Kasting 4 Kids event breaks the $1M mark for Holland Bloorview Kids Rehabilitation Hospital
Life can’t be all about work, which is why we’ve always made community and charitable involvement a priority.
If you were one of the 650 people at the Canadian Art Foundation’s fundraiser last night, you’d have seen our logo among the corporate sponsors for what was probably our 7th or 8th consecutive year. The Foundation helps bring as-yet undiscovered artists into the consciousness of collectors, galleries and the media, which is something any early-stage entrepreneur can sympathize with. Our firm’s walls are dominated by the art of emerging and established Canadian artists: oil, acrylic, photographs, neon; a bit of everything. And with a few hundred meetings each year, the art gets exposed to plenty of eyeballs.
Many of our portfolio companies share our passion for the greater good, and today seemed like an appropriate day to highlight one of them. Real Matters, a leading provider of property insights to the North American mortgage and property and casualty (P&C) insurance industries, recently announced its charitable foundation had raised $1 million since the 2010 launch of Kasting 4 Kids, its annual fundraiser for Holland Bloorview Kids Rehabilitation Hospital.
Over the past six years, leaders in Toronto’s financial and professional community have stepped up making the Kasting 4 Kids event one of the largest fundraisers in support of Canada’s largest children’s rehabilitation and complex care teaching hospital.
Holland Bloorview is a global leader in applied research, teaching and learning, and client and family centred care. It pioneers innovative treatments, therapies and technologies that give children with disabilities the tools to participate fully in life. Serving children from birth to 19 years old, the hospital has approximately 580 inpatient admissions and 55,000 outpatient visits each year from across the province, Canada and around the world.

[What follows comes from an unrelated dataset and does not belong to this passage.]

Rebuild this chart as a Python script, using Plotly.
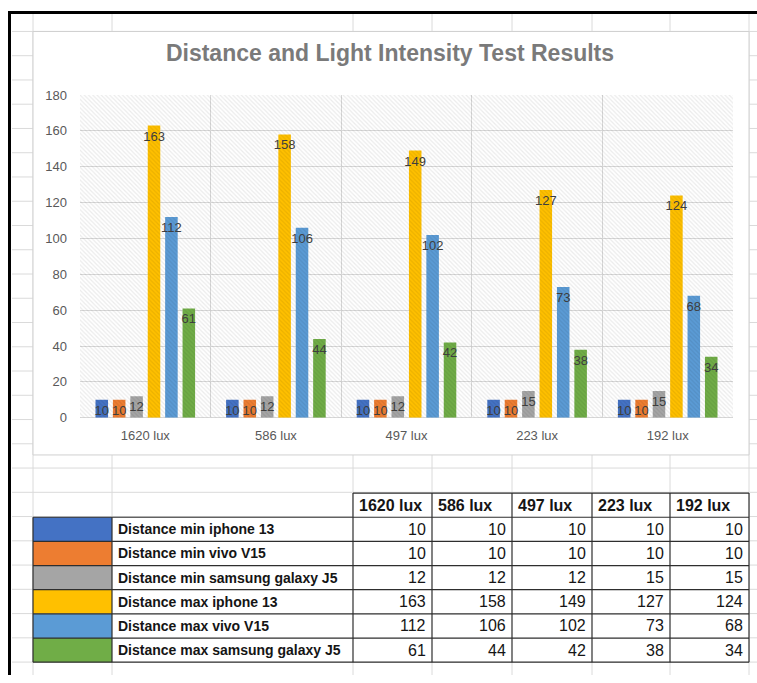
import plotly.graph_objects as go

W, H = 757, 683

categories = ["1620 lux", "586 lux", "497 lux", "223 lux", "192 lux"]
series_names = [
    "Distance min iphone 13",
    "Distance min vivo V15",
    "Distance min samsung galaxy J5",
    "Distance max iphone 13",
    "Distance max vivo V15",
    "Distance max samsung galaxy J5",
]
min_iphone13 = [10, 10, 10, 10, 10]
min_vivoV15 = [10, 10, 10, 10, 10]
min_samsungJ5 = [12, 12, 12, 15, 15]
max_iphone13 = [163, 158, 149, 127, 124]
max_vivoV15 = [112, 106, 102, 73, 68]
max_samsungJ5 = [61, 44, 42, 38, 34]
series_values = [min_iphone13, min_vivoV15, min_samsungJ5,
                 max_iphone13, max_vivoV15, max_samsungJ5]
colors = ["#4472C4", "#ED7D31", "#A5A5A5", "#FFC000", "#5B9BD5", "#70AD47"]
y_ticks = [0, 20, 40, 60, 80, 100, 120, 140, 160, 180]

title = "Distance and Light Intensity Test Results"


def px(x):
    return x / W


def py(y):
    return 1 - y / H


FONT = "Liberation Sans, Arial, sans-serif"
xpos = list(range(len(categories)))

fig = go.Figure()

# hatched plot-area background
x0, x1 = -0.5, len(categories) - 0.5
fig.add_trace(go.Scatter(
    x=[x0, x1, x1, x0, x0], y=[y_ticks[0]] * 2 + [y_ticks[-1]] * 2 + [y_ticks[0]],
    mode="lines", fill="toself", line=dict(width=0),
    fillcolor="rgba(0,0,0,0)",
    fillpattern=dict(shape="\\", fgcolor="rgba(0,0,0,0.16)",
                     bgcolor="rgba(255,255,255,0)", size=3, solidity=0.4),
    hoverinfo="skip", showlegend=False,
))

for name, vals, col in zip(series_names, series_values, colors):
    fig.add_trace(go.Bar(
        x=xpos, y=vals, name=name, marker=dict(color=col, line=dict(width=0)),
        text=[str(v) for v in vals], textposition="inside",
        insidetextanchor="end", constraintext="none", textangle=0,
        textfont=dict(color="#404040", size=13, family=FONT),
        showlegend=False, hoverinfo="x+y+name",
    ))

shapes = []
annotations = []
grid_col = "#dadada"
line_col = "#2e2e2e"

# spreadsheet grid lines
col_edges = [33, 112, 353, 432, 512, 592, 670, 749]
for gx in col_edges:
    shapes.append(dict(type="line", xref="paper", yref="paper", layer="below",
                       x0=px(gx), x1=px(gx), y0=py(7), y1=py(683),
                       line=dict(color=grid_col, width=1)))
k = 0
while 25 + k * 24.8 < H:
    gy = 25 + k * 24.8
    shapes.append(dict(type="line", xref="paper", yref="paper", layer="below",
                       x0=px(12), x1=px(757), y0=py(gy), y1=py(gy),
                       line=dict(color=grid_col, width=1)))
    k += 1

# chart area box
shapes.append(dict(type="rect", xref="paper", yref="paper", layer="below",
                   x0=px(33), x1=px(749), y0=py(458), y1=py(25),
                   fillcolor="white", line=dict(color="#d0d0d0", width=1)))

# data table below the chart (acts as legend)
row_top, row_h = 497, 24.7
n_rows = len(series_names)
row_edges = [row_top + i * row_h for i in range(n_rows + 2)]
shapes.append(dict(type="rect", xref="paper", yref="paper", layer="below",
                   x0=px(col_edges[2]), x1=px(col_edges[-1]),
                   y0=py(row_edges[1]), y1=py(row_edges[0]),
                   fillcolor="white", line=dict(width=0)))
shapes.append(dict(type="rect", xref="paper", yref="paper", layer="below",
                   x0=px(col_edges[0]), x1=px(col_edges[-1]),
                   y0=py(row_edges[-1]), y1=py(row_edges[1]),
                   fillcolor="white", line=dict(width=0)))
for i, col in enumerate(colors):
    shapes.append(dict(type="rect", xref="paper", yref="paper", layer="below",
                       x0=px(col_edges[0]), x1=px(col_edges[1]),
                       y0=py(row_edges[i + 2]), y1=py(row_edges[i + 1]),
                       fillcolor=col, line=dict(width=0)))
shapes.append(dict(type="line", xref="paper", yref="paper",
                   x0=px(col_edges[2]), x1=px(col_edges[-1]),
                   y0=py(row_edges[0]), y1=py(row_edges[0]),
                   line=dict(color=line_col, width=1.2)))
for ry in row_edges[1:]:
    shapes.append(dict(type="line", xref="paper", yref="paper",
                       x0=px(col_edges[0]), x1=px(col_edges[-1]),
                       y0=py(ry), y1=py(ry),
                       line=dict(color=line_col, width=1.2)))
for j, cx in enumerate(col_edges):
    top = row_edges[0] if j >= 2 else row_edges[1]
    shapes.append(dict(type="line", xref="paper", yref="paper",
                       x0=px(cx), x1=px(cx), y0=py(row_edges[-1]), y1=py(top),
                       line=dict(color=line_col, width=1.2)))

for j, cat in enumerate(categories):
    annotations.append(dict(
        text=f"<b>{cat}</b>", xref="paper", yref="paper", showarrow=False,
        x=px(col_edges[j + 2] + 4), y=py(row_edges[0] + row_h / 2),
        xanchor="left", yanchor="middle",
        font=dict(family=FONT, size=16, color="#151515")))
for i, name in enumerate(series_names):
    yc = py(row_edges[i + 1] + row_h / 2)
    annotations.append(dict(
        text=f"<b>{name}</b>", xref="paper", yref="paper", showarrow=False,
        x=px(col_edges[1] + 4), y=yc, xanchor="left", yanchor="middle",
        font=dict(family=FONT, size=14, color="#151515")))
    for j in range(len(categories)):
        annotations.append(dict(
            text=str(series_values[i][j]), xref="paper", yref="paper",
            showarrow=False, x=px(col_edges[j + 3] - 4), y=yc,
            xanchor="right", yanchor="middle",
            font=dict(family=FONT, size=16, color="#151515")))

# black frame
shapes.append(dict(type="line", xref="paper", yref="paper", layer="above",
                   x0=px(8), x1=px(757), y0=py(5.5), y1=py(5.5),
                   line=dict(color="black", width=3)))
shapes.append(dict(type="line", xref="paper", yref="paper", layer="above",
                   x0=px(9.5), x1=px(9.5), y0=py(4), y1=py(683),
                   line=dict(color="black", width=3)))

fig.update_layout(
    width=W, height=H, margin=dict(l=0, r=0, t=0, b=0),
    paper_bgcolor="white", plot_bgcolor="white",
    barmode="group", bargap=0.2, bargroupgap=0.28,
    title=dict(text=f"<b>{title}</b>", x=px(390), y=py(47),
               xref="paper", yref="paper", xanchor="center", yanchor="middle",
               font=dict(family=FONT, size=23, color="#7a7a7a")),
    shapes=shapes, annotations=annotations,
    xaxis=dict(domain=[px(80), px(733)], range=[x0, x1],
               tickmode="array", tickvals=xpos, ticktext=categories,
               showgrid=False, zeroline=False, showline=False, ticks="",
               tickfont=dict(family=FONT, size=13, color="#595959"),
               ticklabelstandoff=8,
               minor=dict(tick0=0.5, dtick=1, showgrid=True,
                          gridcolor="#d9d9d9", gridwidth=1, ticks="")),
    yaxis=dict(domain=[py(420), py(90)], range=[y_ticks[0], y_ticks[-1]],
               tickmode="array", tickvals=y_ticks,
               showgrid=True, gridcolor="#d9d9d9", gridwidth=1,
               zeroline=True, zerolinecolor="#d9d9d9", zerolinewidth=1,
               showline=False, ticks="",
               tickfont=dict(family=FONT, size=13, color="#595959"),
               ticklabelstandoff=12),
)

fig.write_html("out.html", config={"displayModeBar": False},
               post_script="document.body.style.margin='0px';"
                           "document.documentElement.style.overflow='hidden';")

Jason Smith, President and CEO of Real Matters, is the founder of Kasting 4 Kids and pulled it all together. It’s not that golf isn’t a great mechanism to raise money, but Jason is right that fishing is ultimately more relaxing. Even fly fishing. And it doesn’t take 5 hours to get it into the hole.

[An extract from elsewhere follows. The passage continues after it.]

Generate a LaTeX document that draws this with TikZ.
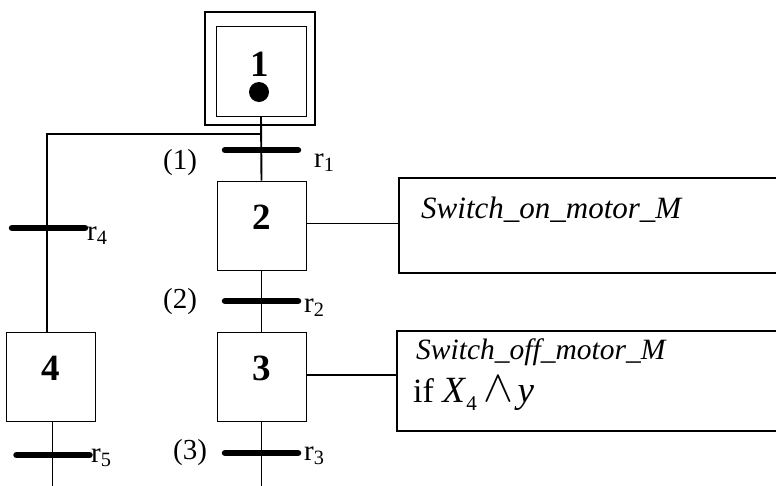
\documentclass[tikz,border=0pt]{standalone}
\usepackage{fontspec}
\setmainfont{Liberation Serif}
\begin{document}
\begin{tikzpicture}[x=1pt,y=-1pt,
  stepbox/.style={draw, line width=1pt, minimum width=89pt, minimum height=89pt, inner sep=0pt},
  link/.style={line width=1.9pt},
  tbar/.style={line width=6.5pt, line cap=round},
  lbl/.style={font=\fontsize{29}{31}\selectfont, inner sep=0pt},
  num/.style={font=\fontsize{37}{38}\selectfont\bfseries, inner sep=0pt, anchor=base},
  actbox/.style={draw, line width=1.5pt, anchor=north west, inner sep=0pt, minimum width=420pt},
  acttext/.style={inner sep=0pt, anchor=base west}]
\useasboundingbox (0,0) rectangle (776,485);
% step 1 (initial)
\node[draw, line width=1.8pt, minimum width=110pt, minimum height=113pt, inner sep=0pt] (s1o) at (260,68.5) {};
\node[draw, line width=1pt, minimum width=90pt, minimum height=90pt, inner sep=0pt] (s1) at (261,71) {};
\node[num] (n1) at (260,76) {1};
\node[circle, fill, minimum size=20pt, inner sep=0pt] (dot1) at (259,92) {};
% steps
\node[stepbox] (s2) at (261.5,225.5) {};
\node[stepbox] (s3) at (261.5,376.5) {};
\node[stepbox] (s4) at (50.5,376.5) {};
\node[num] (n2) at (261.5,229) {2};
\node[num] (n3) at (261.5,380) {3};
\node[num] (n4) at (50.5,380) {4};
% coordinates
\coordinate (j) at (261,134);
\coordinate (c) at (47,134);
\coordinate (e3) at (261.5,490);
\coordinate (e4) at (52.5,490);
\coordinate (t1) at (261.5,150);
\coordinate (t2) at (261.5,301);
\coordinate (t3) at (261.5,453);
\coordinate (t4) at (48.5,228);
\coordinate (t5) at (53,455);
% links
\draw[link] (s1.south) -- (s2.north);
\draw[link] (j) -- (c) -- (c |- s4.north);
\draw[link] (s2.south) -- (s3.north);
\draw[link] (s3.south) -- (e3);
\draw[link] (e4 |- s4.south) -- (e4);
% transitions
\foreach \t in {t1,t2,t3,t4,t5}{
  \draw[tbar] ([xshift=-36.5pt]\t) -- ([xshift=36.5pt]\t);
}
% transition labels
\node[lbl] (p1) at (180,163) {(1)};
\node[lbl] (p2) at (180,302) {(2)};
\node[lbl] (p3) at (190,453) {(3)};
\node[lbl, anchor=base west] (r1) at (314,167) {r\textsubscript{1}};
\node[lbl, anchor=base west] (r2) at (304,312) {r\textsubscript{2}};
\node[lbl, anchor=base west] (r3) at (304,460) {r\textsubscript{3}};
\node[lbl, anchor=base west] (r4) at (87,240) {r\textsubscript{4}};
\node[lbl, anchor=base west] (r5) at (91,462) {r\textsubscript{5}};
% action boxes
\node[actbox, minimum height=95pt] (a1) at (398,177) {};
\node[actbox, minimum height=100pt] (a2) at (396,330) {};
\draw[link] ([yshift=2pt]s2.east) -- ([yshift=2pt]s2.east -| a1.west);
\draw[link] ([yshift=1.5pt]s3.east) -- ([yshift=1.5pt]s3.east -| a2.west);
\node[acttext, font=\fontsize{31}{33}\selectfont\itshape] (a1t) at (421,218) {Switch\_on\_motor\_M};
\node[acttext, font=\fontsize{29.5}{31}\selectfont\itshape] (a2t) at (416,359) {Switch\_off\_motor\_M};
\node[acttext, font=\fontsize{34}{36}\selectfont] (a2c) at (413,402) {if \textit{\fontsize{37}{37}\selectfont X}\raisebox{-8pt}{\fontsize{21}{21}\selectfont 4}\hspace{7pt}\raisebox{1pt}{\scalebox{1.8}{$\wedge$}}\hspace{4pt}\textit{\fontsize{37}{37}\selectfont y}};
\end{tikzpicture}
\end{document}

Many early stage entrepreneurs don’t have the financial resources and contacts that Jason does, but there are lots of ways that your own team can have a positive impact on the community. Try the Executive Sleep-out at Covenant House. Plant some milkweed with the PortsToronto team. Sign up for Bullfrog Power’s renewable energy.
Or just a take a moment to thank Jason and his team for making the Canadian innovation economy look good.